HOI AN’S CENTRAL MARKET
Hungry for breakfast, I arrived at Hoi An’s Central Market at 9am on a Saturday. I wasn’t sure what I was searching for but was certain I’d know it when I found it. Walking through the market, with the fresh produce and bustle of locals and tourists, I felt an overwhelming sense of calm.
This calm feeling quickly evaporated when my arm was seized by the vice-like grip of a young woman insisting I follow (or should I say be dragged) to her tailor shop. Resistance proved futile so I reluctantly went with it. Upon arrival, I was asked to please sit and look through her book of patterns, but I begged off, insisting I only had time to take a business card and would return should I have need of a tailor. After making my getaway from the kind, but persistent shopkeeper, I returned to my wanderings.

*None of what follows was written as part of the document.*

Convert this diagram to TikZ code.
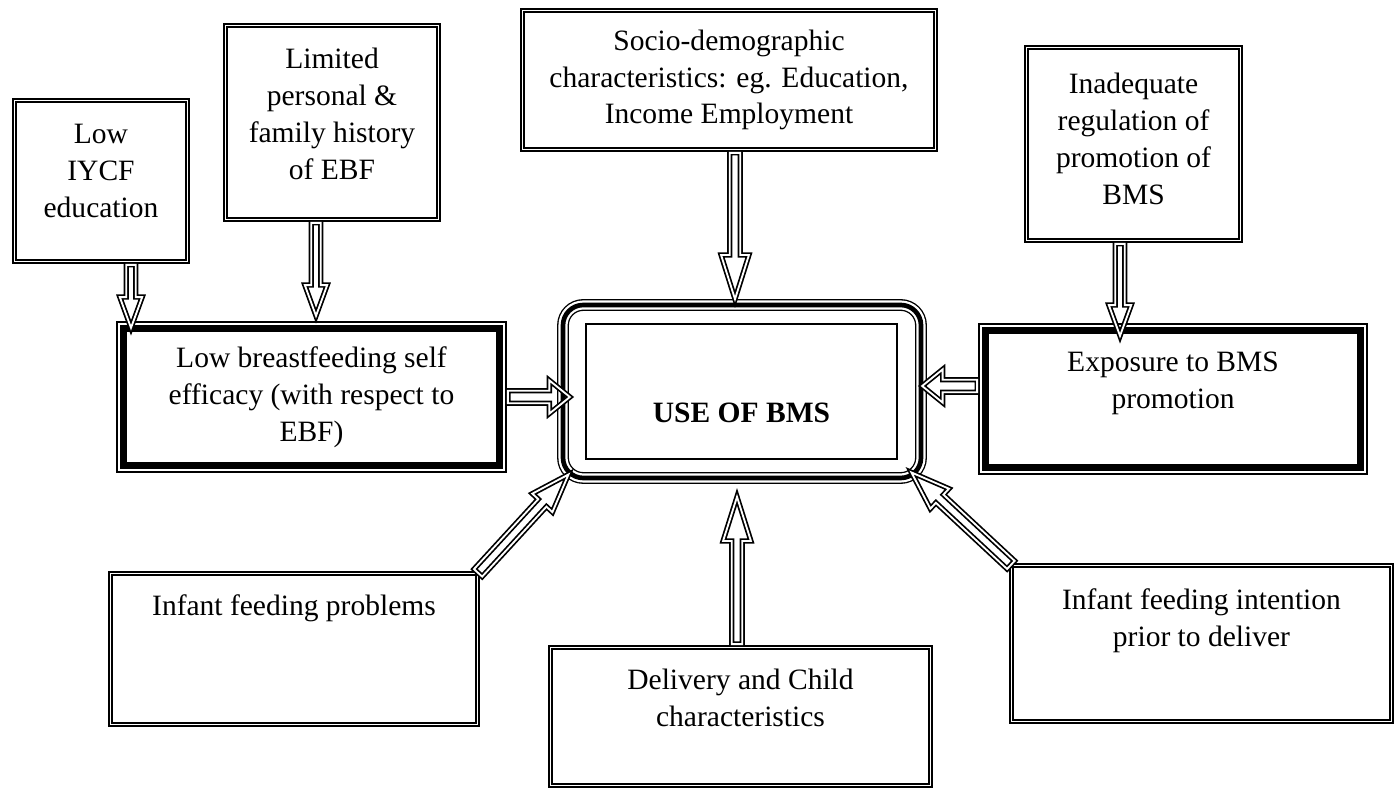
\documentclass[tikz,border=0pt]{standalone}
\usepackage{fontspec}
\setmainfont{Liberation Serif}
\usetikzlibrary{shapes.arrows,calc}
\newcommand{\pxu}{0.142857mm}
\tikzset{
  txt/.style={align=center, font=\fontsize{12}{15}\selectfont, inner sep=0pt, outer sep=0pt},
  boxsize/.style 2 args={minimum width=#1*\pxu, minimum height=#2*\pxu},
  dbox/.style={txt, draw, line width=0.75pt, double, double distance=0.65pt},
  thickbox/.style={txt, draw, line width=3.2pt, fill=white,
    preaction={draw, line width=6pt}, preaction={draw=white, line width=4.8pt}},
  usebox/.style={draw, outer sep=0pt, rounded corners=2.9mm, line width=1.9pt,
    preaction={draw, line width=4.8pt}, preaction={draw=white, line width=3.7pt}},
  arrowshape/.style={single arrow, draw, line width=0.7pt, double, double distance=0.75pt,
    inner sep=1.6pt, single arrow head extend=2.6pt, single arrow tip angle=40},
  bigtip/.style={inner sep=1.8pt, single arrow head extend=3.5pt, single arrow tip angle=35},
  widetip/.style={inner sep=2.2pt, single arrow head extend=4.2pt, single arrow tip angle=78},
  slanttip/.style={inner sep=1.9pt, single arrow head extend=3.3pt, single arrow tip angle=39},
  bmsarrow/.style={to path={let \p1=(\tikztostart), \p2=(\tikztotarget),
    \n1={atan2(\y2-\y1,\x2-\x1)}, \n2={veclen(\x2-\x1,\y2-\y1)} in
    node[arrowshape, #1, minimum height=\n2, rotate=\n1, anchor=tail] at (\tikztostart) {}}},
  bmsarrow/.default={}
}
\begin{document}
\begin{tikzpicture}[x=0.142857mm, y=-0.142857mm]
  \useasboundingbox (0,0) rectangle (1400,790);
  \node[dbox, boxsize={173}{161}] (iyc) at (101,181) {Low\\IYCF\\education\\[-7pt]~};
  \node[dbox, boxsize={213}{194}] (hist) at (332,122.5) {Limited\\personal \&\\family history\\of EBF\\[-8pt]~};
  \node[dbox, boxsize={413}{139}] (socio) at (729,80) {Socio-demographic\\characteristics: eg. Education,\\Income Employment};
  \node[dbox, boxsize={214}{193}] (inadeq) at (1133.5,144) {Inadequate\\regulation of\\promotion of\\BMS\\[-11pt]~};
  \node[thickbox, boxsize={376}{137}] (lbse) at (311.5,397) {Low breastfeeding self\\efficacy (with respect to\\EBF)};
  \node[thickbox, boxsize={375}{137}] (expo) at (1173,399) {Exposure to BMS\\promotion\\~};
  \node[usebox, boxsize={358}{173}] (use) at (742,391.5) {};
  \node[txt, draw, line width=0.5pt, boxsize={311}{135}, font=\fontsize{12}{15}\selectfont\bfseries] (usein) at (741.5,391.5) {~\\[10pt]USE OF BMS};
  \node[dbox, boxsize={367}{151}] (ifp) at (294,649) {Infant feeding problems\\[6pt]~\\~};
  \node[dbox, boxsize={380}{138}] (deliv) at (740.5,716.5) {Delivery and Child\\characteristics\\~};
  \node[dbox, boxsize={380}{156}] (intent) at (1201.5,643.5) {Infant feeding intention\\prior to deliver\\[6pt]~};

  \draw ($(iyc.south)+(30,2.5)$) to[bmsarrow] ($(lbse.north west)+(7.5,-1.5)$);
  \draw ($(hist.south)+(-16,2.5)$) to[bmsarrow] ($(lbse.north)+(4.5,-13.5)$);
  \draw ($(socio.south)+(6,2.5)$) to[bmsarrow=bigtip] ($(use.north)+(-7,-6.7)$);
  \draw ($(inadeq.south)+(-13.5,2.5)$) to[bmsarrow] ($(expo.north)+(-53,4.5)$);
  \draw ($(lbse.east)+(7.5,0)$) to[bmsarrow=widetip] ($(use.west)+(6,5.5)$);
  \draw ($(expo.west)+(-7.5,-13)$) to[bmsarrow=widetip] ($(use.east)+(2,-5.5)$);
  \draw (ifp.north east) to[bmsarrow=slanttip] ($(use.south west)+(5,-3)$);
  \draw ($(deliv.north)+(-3.5,-2.5)$) to[bmsarrow=bigtip] ($(use.south)+(-5,19.7)$);
  \draw (intent.north west) to[bmsarrow=slanttip] ($(use.south east)+(-9,-5)$);
\end{tikzpicture}
\end{document}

Tip: Don’t be like me! Don’t be afraid to stand your ground, smile, and walk in the opposite direction. Had I had my coffee that morning I’m certain I would have found the strength to do so myself.
The Central Market is made up of several blocks of covered and uncovered stalls, selling everything from spotted quail eggs to knock-off sunglasses, bed linens to fresh chicken feet, haberdashery to bicycle tires. There is something for everyone at this market, and prices that can’t be beat anywhere else in the city. The market is a favorite spot among many locals for meats and produce, but best to get there early for the freshest selection.
Souvenir stalls can be found in both the covered and uncovered portions of the market and are well stocked with coffee, silk scarves, and various other knick knacks. I recommend spending no less than an hour meandering the many stalls to get a good inventory of the place. Prices are cheap, but, as always, make sure you haggle the price down before purchasing. It is the Vietnamese way. A friendly haggling exchange with one stall owner reduced the quoted price of a box of (ever necessary) Oreos down by half.
Still on my search for sustenance, I followed my nose to a covered portion of the market filled with small food stalls. Certain that I had finally found what I was looking for, I sat down at a delicious looking stall selling banh cuon (steamed rolled or folded layers of thin rice cake filled with ground pork), and was rewarded with one of the tastiest meals I’ve had in Hoi An. This meal supported my theory that the best food in any city, can usually be found tucked away in a crowded market.
Satisfied after my meal, I walked away from the market, glad that I was leaving as the heat of the day rolled in. Carve a few morning hours out of your trip to visit the Central Market, and you will be rewarded with excellent local food, great shopping, and endless photo opportunities.